The OL mark compared to a known correct mark
Fortunately, at least on the ones I have seen, the reproduction of the Ordnance Escutcheon mark is so distinctive that there ought to be no problem in detecting the fakes.
Some Personal Notes
In closing this month I would just like to make a few personal comments on my own collecting interests and background. Having just turned 62, I have begun to reflect a little more on what I have done rather than what I will be doing. Not that I intend giving up collecting or studying, but I find that I will have to be more selective in what I do.
For most of my collecting life I have not been a real specialist in bayonets. For over 40 years I collected many areas of US militaria, beginning with the firearms but later including uniforms, insignia, marksmanship badges, accouterments, web gear, etc. Most of these interests did not go very deep, but I had a lot of odds and ends in each field. I now in some ways regret that I did not specialize more, but I enjoyed looking for all those odds and ends at the flea markets and shows.
I tend to be interested in militaria for its historical association, rather than as a specific field of collecting.
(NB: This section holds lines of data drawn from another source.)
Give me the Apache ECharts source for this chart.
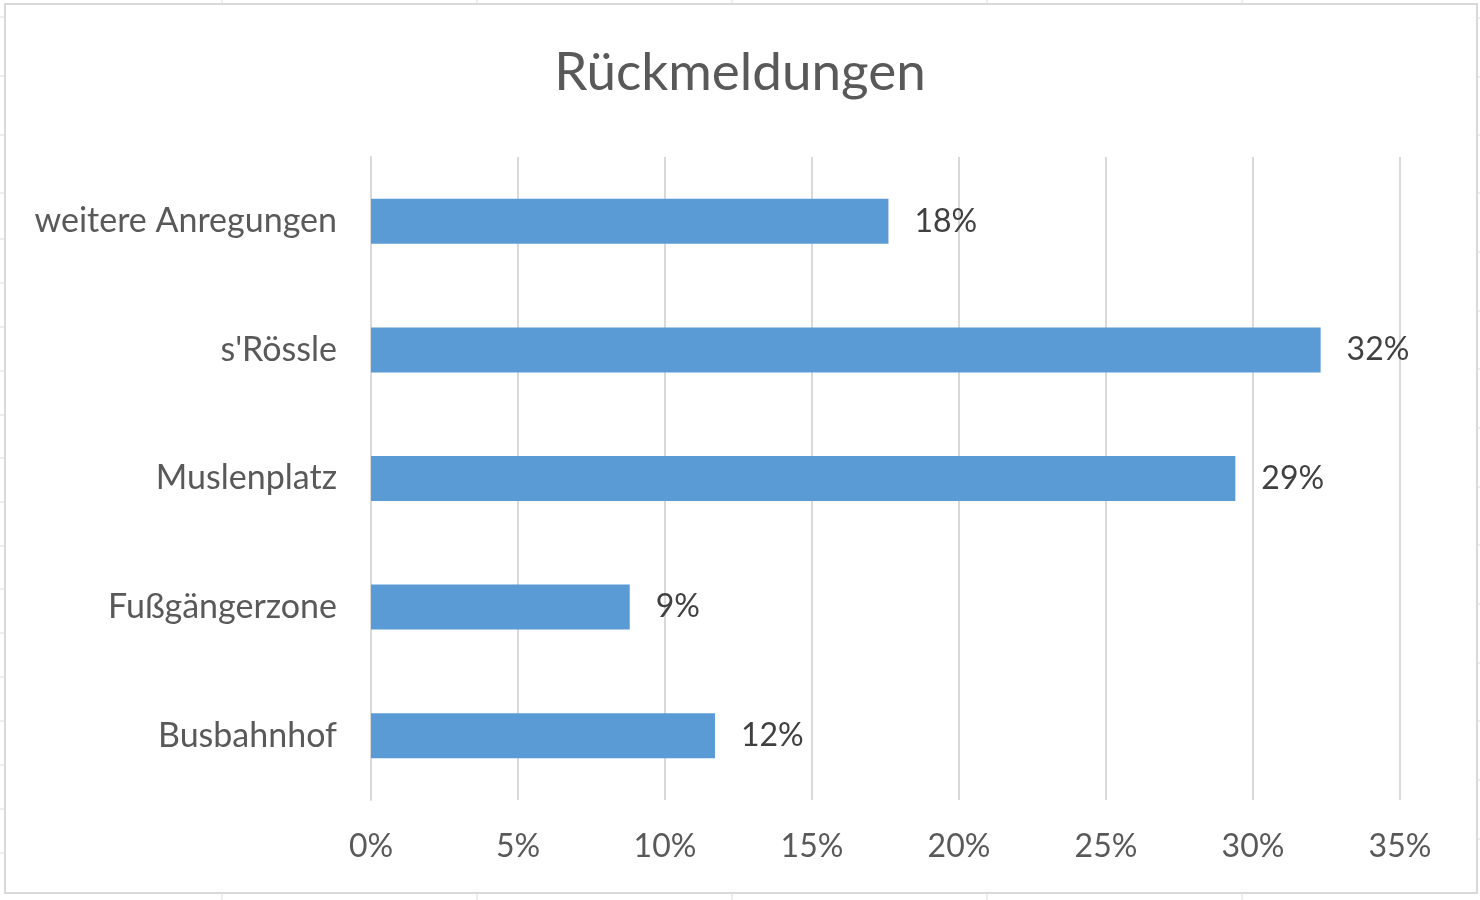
<!DOCTYPE html>
<html>
<head>
<meta charset="utf-8">
<script src="https://cdn.jsdelivr.net/npm/echarts@6/dist/echarts.min.js"></script>
<style>
html,body{margin:0;padding:0;background:#fff;}
#c{width:1480px;height:900px;}
</style>
</head>
<body>
<div id="c"></div>
<script>
const categories = ['Busbahnhof', 'Fußgängerzone', 'Muslenplatz', "s'Rössle", 'weitere Anregungen'];
const values = [0.117, 0.088, 0.294, 0.323, 0.176];
const titleText = 'Rückmeldungen';

// faint spreadsheet cell lines peeking around the chart frame (decoration)
const sheetColX = [222, 477, 732, 987, 1242];
const sheetRowLeftY = [17, 76, 135, 193, 239, 283, 327, 371, 415, 458, 502, 546, 589, 633, 677, 721, 765, 809, 853];
const sheetRowRightY = [18, 77, 135, 193, 252, 311, 369, 428, 487, 545, 604, 663, 721, 780, 839];

const chart = echarts.init(document.getElementById('c'), null, {renderer: 'canvas'});
const FONT = 'Lato';

const deco = [];
sheetColX.forEach(x => {
  deco.push({type: 'line', shape: {x1: x, y1: 0, x2: x, y2: 4}, style: {stroke: '#dcdcdc', lineWidth: 1}, silent: true});
  deco.push({type: 'line', shape: {x1: x, y1: 894, x2: x, y2: 900}, style: {stroke: '#dcdcdc', lineWidth: 1}, silent: true});
});
sheetRowLeftY.forEach(y => deco.push({type: 'line', shape: {x1: 0, y1: y, x2: 4, y2: y}, style: {stroke: '#dcdcdc', lineWidth: 1}, silent: true}));
sheetRowRightY.forEach(y => deco.push({type: 'line', shape: {x1: 1478, y1: y, x2: 1480, y2: y}, style: {stroke: '#dcdcdc', lineWidth: 1}, silent: true}));
deco.push({type: 'rect', shape: {x: 5, y: 4, width: 1472, height: 889}, style: {fill: 'none', stroke: '#d9d9d9', lineWidth: 2}, silent: true});

chart.setOption({
  backgroundColor: '#ffffff',
  animation: false,
  title: {
    text: titleText,
    left: 'center',
    top: 41,
    textStyle: {fontFamily: FONT, fontSize: 53, fontWeight: 'normal', color: '#595959'}
  },
  grid: {left: 371, right: 80, top: 157, bottom: 100, containLabel: false},
  xAxis: {
    type: 'value',
    min: 0, max: 0.35, interval: 0.05,
    axisLine: {show: false},
    axisTick: {show: false},
    splitLine: {show: true, lineStyle: {color: '#d9d9d9', width: 2}},
    axisLabel: {
      formatter: v => Math.round(v * 100) + '%',
      fontFamily: FONT, fontSize: 32, color: '#595959', margin: 31
    }
  },
  yAxis: {
    type: 'category',
    data: categories,
    axisLine: {show: true, lineStyle: {color: '#d9d9d9', width: 2}},
    axisTick: {show: false},
    axisLabel: {fontFamily: FONT, fontSize: 34, color: '#595959', margin: 34}
  },
  series: [{
    type: 'bar',
    data: values,
    barWidth: '35%',
    itemStyle: {color: '#5b9bd5'},
    label: {
      show: true, position: 'right', distance: 26,
      formatter: p => Math.round(p.value * 100) + '%',
      fontFamily: FONT, fontSize: 32, color: '#404040'
    }
  }],
  graphic: deco
});
</script>
</body>
</html>
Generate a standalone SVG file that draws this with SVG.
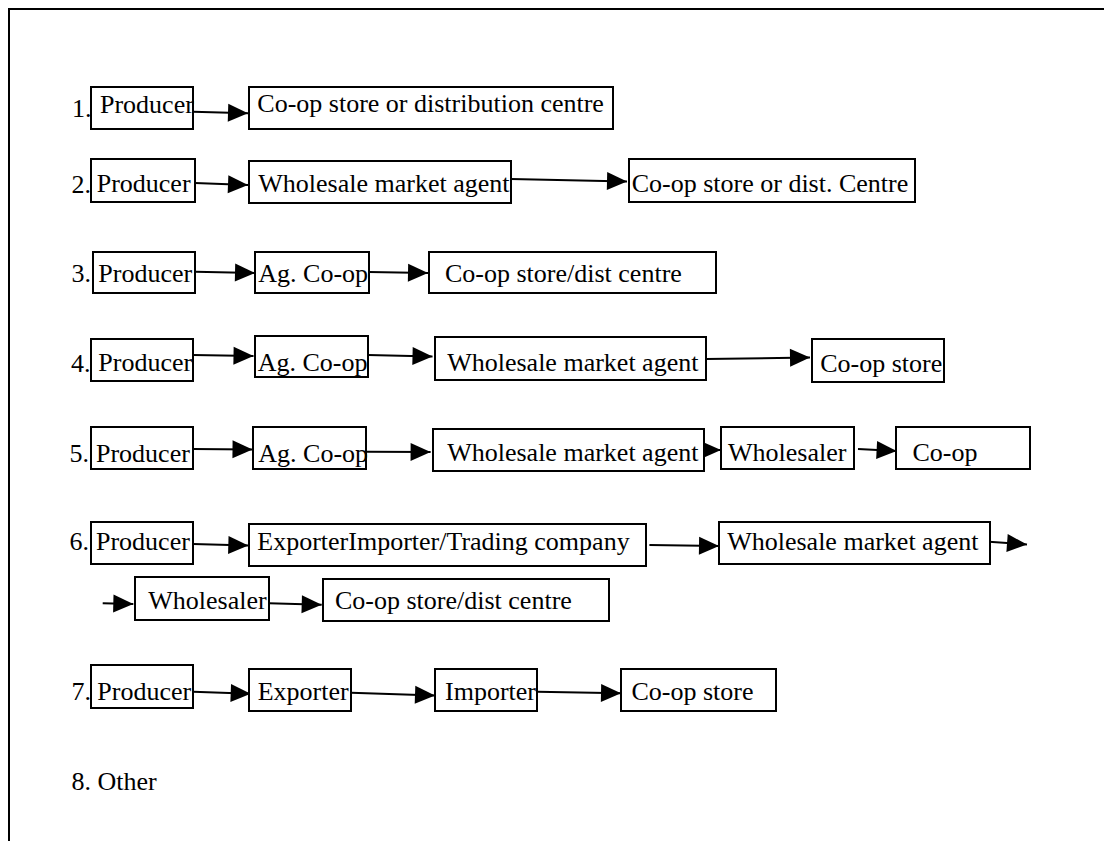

That is, I have more interest in those items that actually saw field use than I do in those that were experimental or not field/combat used. I also tend to be more interested in items that show honest wear and use than those that are in perfect condition. I like items the most that I have gotten directly from the veteran and that have a "history".
When I was young, my scoutmaster was a serious collector of Harpers Ferry arms, and he started my interest in Civil War history and the weapons of that conflict. The Civil War became my first (and still very strong) interest in collecting and history. From that grew an interest in the Infantry and the desire to collect items connected with the US Infantry of all time periods. One of my collecting goals when I was younger was to have examples of the primary infantry weapons of each of the wars the US had participated in (ending with the Korean) as well as the appropriate accessories and accouterments for them. Although I never totally reached that goal, I came reasonably close. Most of the firearms had to go some years back when my mother's health failed and the bills began to pile up, but I tried to keep the bayonets and some of the other items, especially the Civil War items.
Afterward it was obvious that I would never be able to replace the firearms collection due to a limited budget. As I had always had some interest in bayonets, and they were still relatively available and not too expensive, (which has rapidly changed in the past 5 or 10 years), I decided to add to that collection. My interest in bayonets covers the entire field from the early US socket models to the current issue ones, with greater personal interest in the Civil War and WW1-WW2. Many collectors specialize in one model or period, and know a great deal more than me about their particular area of interest. I am more of a generalist rather than a specialist, in bayonet collecting as well as the other areas that I have collected in the past. More recently I have been trying to build a larger reference collection to include many of the slight variations that I paid little or no attention to some years ago. Part of my goal in that is to be able to illustrate these differences to newer collectors in this column and pass on the information that so many others have shared with me over the years.
Finances and ongoing health problems (not life threatening but debilitating and somewhat expensive) have dictated that I have to slow down and severely limit my collecting activities. My work and other necessary activities may require that I spend less time in this hobby, and possibly in writing. I hope all of you will bear with me, as I sometimes am not able to answer your emails as promptly as I would wish. Be assured that I appreciate hearing from you and will look forward to your comments and questions.